*DATASET EXTRACT*
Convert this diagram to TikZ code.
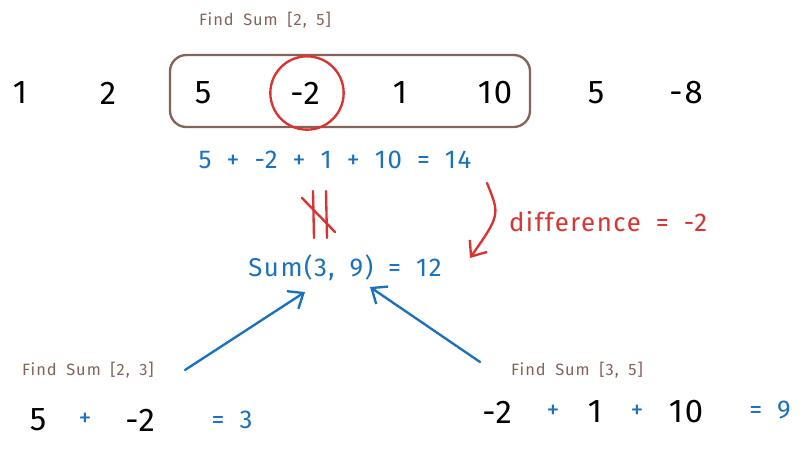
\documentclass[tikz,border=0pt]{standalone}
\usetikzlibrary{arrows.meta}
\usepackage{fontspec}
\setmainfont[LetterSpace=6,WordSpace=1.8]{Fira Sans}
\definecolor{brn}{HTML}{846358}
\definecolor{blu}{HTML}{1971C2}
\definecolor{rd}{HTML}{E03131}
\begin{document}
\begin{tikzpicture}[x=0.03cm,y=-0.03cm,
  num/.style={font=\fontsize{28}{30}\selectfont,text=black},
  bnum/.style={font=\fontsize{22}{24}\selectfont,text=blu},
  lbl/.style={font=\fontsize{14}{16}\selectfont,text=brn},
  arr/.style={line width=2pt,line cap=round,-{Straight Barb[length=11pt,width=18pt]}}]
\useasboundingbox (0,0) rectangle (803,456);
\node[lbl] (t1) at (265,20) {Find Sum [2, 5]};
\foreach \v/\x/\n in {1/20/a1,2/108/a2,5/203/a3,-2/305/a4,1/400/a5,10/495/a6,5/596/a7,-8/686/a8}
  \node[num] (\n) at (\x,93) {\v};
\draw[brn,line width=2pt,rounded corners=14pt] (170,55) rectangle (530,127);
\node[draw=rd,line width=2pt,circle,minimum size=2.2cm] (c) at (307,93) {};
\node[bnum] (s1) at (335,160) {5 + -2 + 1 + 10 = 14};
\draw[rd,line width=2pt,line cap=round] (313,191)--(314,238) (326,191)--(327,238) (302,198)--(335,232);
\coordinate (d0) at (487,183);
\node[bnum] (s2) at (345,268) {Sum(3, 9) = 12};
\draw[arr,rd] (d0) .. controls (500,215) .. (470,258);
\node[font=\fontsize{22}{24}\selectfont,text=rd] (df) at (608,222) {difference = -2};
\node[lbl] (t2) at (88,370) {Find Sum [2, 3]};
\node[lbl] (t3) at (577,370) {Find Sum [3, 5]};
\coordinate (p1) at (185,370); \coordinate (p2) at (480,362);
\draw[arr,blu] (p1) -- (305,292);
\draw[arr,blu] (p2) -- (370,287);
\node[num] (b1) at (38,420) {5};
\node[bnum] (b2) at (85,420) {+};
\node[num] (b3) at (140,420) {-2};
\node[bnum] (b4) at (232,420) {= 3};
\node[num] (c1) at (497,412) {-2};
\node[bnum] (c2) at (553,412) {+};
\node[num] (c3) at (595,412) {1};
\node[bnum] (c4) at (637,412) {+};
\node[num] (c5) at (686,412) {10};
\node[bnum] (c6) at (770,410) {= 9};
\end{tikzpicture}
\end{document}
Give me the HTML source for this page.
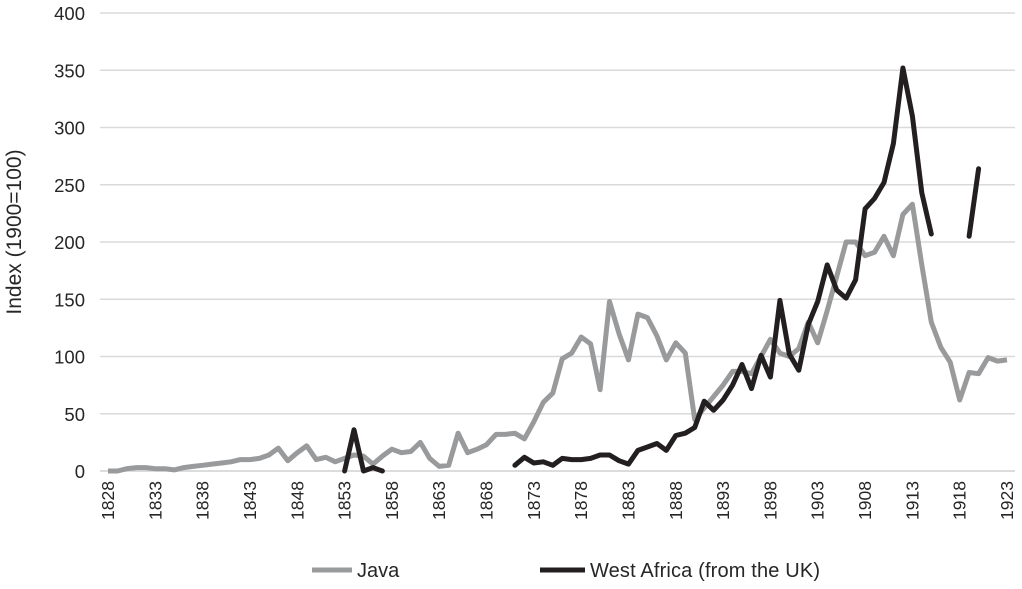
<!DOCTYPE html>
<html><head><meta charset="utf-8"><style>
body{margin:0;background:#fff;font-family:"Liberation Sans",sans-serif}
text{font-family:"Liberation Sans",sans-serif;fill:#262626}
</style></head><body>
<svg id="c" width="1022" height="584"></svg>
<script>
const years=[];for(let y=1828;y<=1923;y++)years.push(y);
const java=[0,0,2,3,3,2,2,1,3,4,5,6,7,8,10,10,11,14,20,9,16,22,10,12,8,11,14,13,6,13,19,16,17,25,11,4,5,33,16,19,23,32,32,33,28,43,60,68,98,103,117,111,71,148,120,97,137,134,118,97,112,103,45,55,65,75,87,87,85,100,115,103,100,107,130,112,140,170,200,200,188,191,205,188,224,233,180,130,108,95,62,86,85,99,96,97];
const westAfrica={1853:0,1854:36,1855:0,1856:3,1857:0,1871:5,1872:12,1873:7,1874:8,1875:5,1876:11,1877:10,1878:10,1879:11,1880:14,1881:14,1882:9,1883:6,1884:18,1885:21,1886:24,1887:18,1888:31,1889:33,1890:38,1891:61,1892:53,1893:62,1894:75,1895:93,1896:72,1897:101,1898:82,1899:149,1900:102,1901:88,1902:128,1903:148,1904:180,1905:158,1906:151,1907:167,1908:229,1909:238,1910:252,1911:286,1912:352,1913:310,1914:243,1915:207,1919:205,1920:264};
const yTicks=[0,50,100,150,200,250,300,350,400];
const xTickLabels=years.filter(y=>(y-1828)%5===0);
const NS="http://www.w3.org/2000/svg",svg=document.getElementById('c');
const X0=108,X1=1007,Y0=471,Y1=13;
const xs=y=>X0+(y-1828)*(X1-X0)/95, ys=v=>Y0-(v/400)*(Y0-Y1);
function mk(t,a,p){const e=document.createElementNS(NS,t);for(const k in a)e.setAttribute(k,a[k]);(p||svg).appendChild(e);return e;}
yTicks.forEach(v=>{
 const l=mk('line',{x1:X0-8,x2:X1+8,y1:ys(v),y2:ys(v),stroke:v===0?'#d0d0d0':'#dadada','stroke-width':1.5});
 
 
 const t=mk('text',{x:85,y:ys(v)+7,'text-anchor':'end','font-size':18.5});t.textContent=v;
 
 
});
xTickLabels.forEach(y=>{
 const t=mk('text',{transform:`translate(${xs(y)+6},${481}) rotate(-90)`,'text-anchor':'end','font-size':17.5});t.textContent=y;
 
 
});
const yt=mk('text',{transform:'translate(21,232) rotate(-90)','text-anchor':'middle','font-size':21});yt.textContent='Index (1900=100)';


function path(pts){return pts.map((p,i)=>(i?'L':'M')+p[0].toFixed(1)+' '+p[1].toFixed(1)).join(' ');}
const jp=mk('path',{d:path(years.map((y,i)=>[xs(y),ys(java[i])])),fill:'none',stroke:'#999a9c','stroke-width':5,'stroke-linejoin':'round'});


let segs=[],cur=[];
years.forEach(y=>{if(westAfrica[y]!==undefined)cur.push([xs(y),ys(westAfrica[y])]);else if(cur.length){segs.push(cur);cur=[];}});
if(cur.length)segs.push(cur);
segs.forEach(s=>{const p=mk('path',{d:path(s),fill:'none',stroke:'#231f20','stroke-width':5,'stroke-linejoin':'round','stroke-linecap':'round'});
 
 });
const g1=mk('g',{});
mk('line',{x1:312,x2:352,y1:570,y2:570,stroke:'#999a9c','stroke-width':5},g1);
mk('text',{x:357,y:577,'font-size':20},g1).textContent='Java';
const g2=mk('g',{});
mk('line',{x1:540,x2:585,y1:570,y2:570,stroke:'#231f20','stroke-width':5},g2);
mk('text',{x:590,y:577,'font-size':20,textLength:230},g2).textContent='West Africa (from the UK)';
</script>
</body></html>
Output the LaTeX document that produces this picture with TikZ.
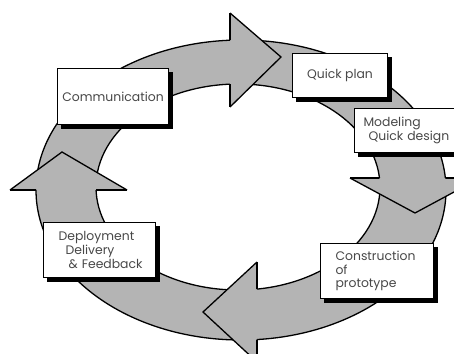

*AIM*
Output the lines above in full and exactly as given, omitting any pictures.

*OUTPUT OF THE TASK*
Convert this diagram to TikZ code.
\documentclass[tikz,border=0pt]{standalone}
\usetikzlibrary{arrows.meta}
\usepackage{fontspec}
\setmainfont[LetterSpace=6,WordSpace=1.8]{Fira Sans}
\definecolor{brn}{HTML}{846358}
\definecolor{blu}{HTML}{1971C2}
\definecolor{rd}{HTML}{E03131}
\begin{document}
\begin{tikzpicture}[x=0.03cm,y=-0.03cm,
  num/.style={font=\fontsize{28}{30}\selectfont,text=black},
  bnum/.style={font=\fontsize{22}{24}\selectfont,text=blu},
  lbl/.style={font=\fontsize{14}{16}\selectfont,text=brn},
  arr/.style={line width=2pt,line cap=round,-{Straight Barb[length=11pt,width=18pt]}}]
\useasboundingbox (0,0) rectangle (803,456);
\node[lbl] (t1) at (265,20) {Find Sum [2, 5]};
\foreach \v/\x/\n in {1/20/a1,2/108/a2,5/203/a3,-2/305/a4,1/400/a5,10/495/a6,5/596/a7,-8/686/a8}
  \node[num] (\n) at (\x,93) {\v};
\draw[brn,line width=2pt,rounded corners=14pt] (170,55) rectangle (530,127);
\node[draw=rd,line width=2pt,circle,minimum size=2.2cm] (c) at (307,93) {};
\node[bnum] (s1) at (335,160) {5 + -2 + 1 + 10 = 14};
\draw[rd,line width=2pt,line cap=round] (313,191)--(314,238) (326,191)--(327,238) (302,198)--(335,232);
\coordinate (d0) at (487,183);
\node[bnum] (s2) at (345,268) {Sum(3, 9) = 12};
\draw[arr,rd] (d0) .. controls (500,215) .. (470,258);
\node[font=\fontsize{22}{24}\selectfont,text=rd] (df) at (608,222) {difference = -2};
\node[lbl] (t2) at (88,370) {Find Sum [2, 3]};
\node[lbl] (t3) at (577,370) {Find Sum [3, 5]};
\coordinate (p1) at (185,370); \coordinate (p2) at (480,362);
\draw[arr,blu] (p1) -- (305,292);
\draw[arr,blu] (p2) -- (370,287);
\node[num] (b1) at (38,420) {5};
\node[bnum] (b2) at (85,420) {+};
\node[num] (b3) at (140,420) {-2};
\node[bnum] (b4) at (232,420) {= 3};
\node[num] (c1) at (497,412) {-2};
\node[bnum] (c2) at (553,412) {+};
\node[num] (c3) at (595,412) {1};
\node[bnum] (c4) at (637,412) {+};
\node[num] (c5) at (686,412) {10};
\node[bnum] (c6) at (770,410) {= 9};
\end{tikzpicture}
\end{document}
Give me the HTML source for this page.
<!DOCTYPE html>
<html><head><meta charset="utf-8"><style>
body{margin:0;background:#fff;font-family:"Liberation Sans",sans-serif}
text{font-family:"Liberation Sans",sans-serif;fill:#262626}
</style></head><body>
<svg id="c" width="1022" height="584"></svg>
<script>
const years=[];for(let y=1828;y<=1923;y++)years.push(y);
const java=[0,0,2,3,3,2,2,1,3,4,5,6,7,8,10,10,11,14,20,9,16,22,10,12,8,11,14,13,6,13,19,16,17,25,11,4,5,33,16,19,23,32,32,33,28,43,60,68,98,103,117,111,71,148,120,97,137,134,118,97,112,103,45,55,65,75,87,87,85,100,115,103,100,107,130,112,140,170,200,200,188,191,205,188,224,233,180,130,108,95,62,86,85,99,96,97];
const westAfrica={1853:0,1854:36,1855:0,1856:3,1857:0,1871:5,1872:12,1873:7,1874:8,1875:5,1876:11,1877:10,1878:10,1879:11,1880:14,1881:14,1882:9,1883:6,1884:18,1885:21,1886:24,1887:18,1888:31,1889:33,1890:38,1891:61,1892:53,1893:62,1894:75,1895:93,1896:72,1897:101,1898:82,1899:149,1900:102,1901:88,1902:128,1903:148,1904:180,1905:158,1906:151,1907:167,1908:229,1909:238,1910:252,1911:286,1912:352,1913:310,1914:243,1915:207,1919:205,1920:264};
const yTicks=[0,50,100,150,200,250,300,350,400];
const xTickLabels=years.filter(y=>(y-1828)%5===0);
const NS="http://www.w3.org/2000/svg",svg=document.getElementById('c');
const X0=108,X1=1007,Y0=471,Y1=13;
const xs=y=>X0+(y-1828)*(X1-X0)/95, ys=v=>Y0-(v/400)*(Y0-Y1);
function mk(t,a,p){const e=document.createElementNS(NS,t);for(const k in a)e.setAttribute(k,a[k]);(p||svg).appendChild(e);return e;}
yTicks.forEach(v=>{
 const l=mk('line',{x1:X0-8,x2:X1+8,y1:ys(v),y2:ys(v),stroke:v===0?'#d0d0d0':'#dadada','stroke-width':1.5});
 
 
 const t=mk('text',{x:85,y:ys(v)+7,'text-anchor':'end','font-size':18.5});t.textContent=v;
 
 
});
xTickLabels.forEach(y=>{
 const t=mk('text',{transform:`translate(${xs(y)+6},${481}) rotate(-90)`,'text-anchor':'end','font-size':17.5});t.textContent=y;
 
 
});
const yt=mk('text',{transform:'translate(21,232) rotate(-90)','text-anchor':'middle','font-size':21});yt.textContent='Index (1900=100)';


function path(pts){return pts.map((p,i)=>(i?'L':'M')+p[0].toFixed(1)+' '+p[1].toFixed(1)).join(' ');}
const jp=mk('path',{d:path(years.map((y,i)=>[xs(y),ys(java[i])])),fill:'none',stroke:'#999a9c','stroke-width':5,'stroke-linejoin':'round'});


let segs=[],cur=[];
years.forEach(y=>{if(westAfrica[y]!==undefined)cur.push([xs(y),ys(westAfrica[y])]);else if(cur.length){segs.push(cur);cur=[];}});
if(cur.length)segs.push(cur);
segs.forEach(s=>{const p=mk('path',{d:path(s),fill:'none',stroke:'#231f20','stroke-width':5,'stroke-linejoin':'round','stroke-linecap':'round'});
 
 });
const g1=mk('g',{});
mk('line',{x1:312,x2:352,y1:570,y2:570,stroke:'#999a9c','stroke-width':5},g1);
mk('text',{x:357,y:577,'font-size':20},g1).textContent='Java';
const g2=mk('g',{});
mk('line',{x1:540,x2:585,y1:570,y2:570,stroke:'#231f20','stroke-width':5},g2);
mk('text',{x:590,y:577,'font-size':20,textLength:230},g2).textContent='West Africa (from the UK)';
</script>
</body></html>
Output the LaTeX document that produces this picture with TikZ.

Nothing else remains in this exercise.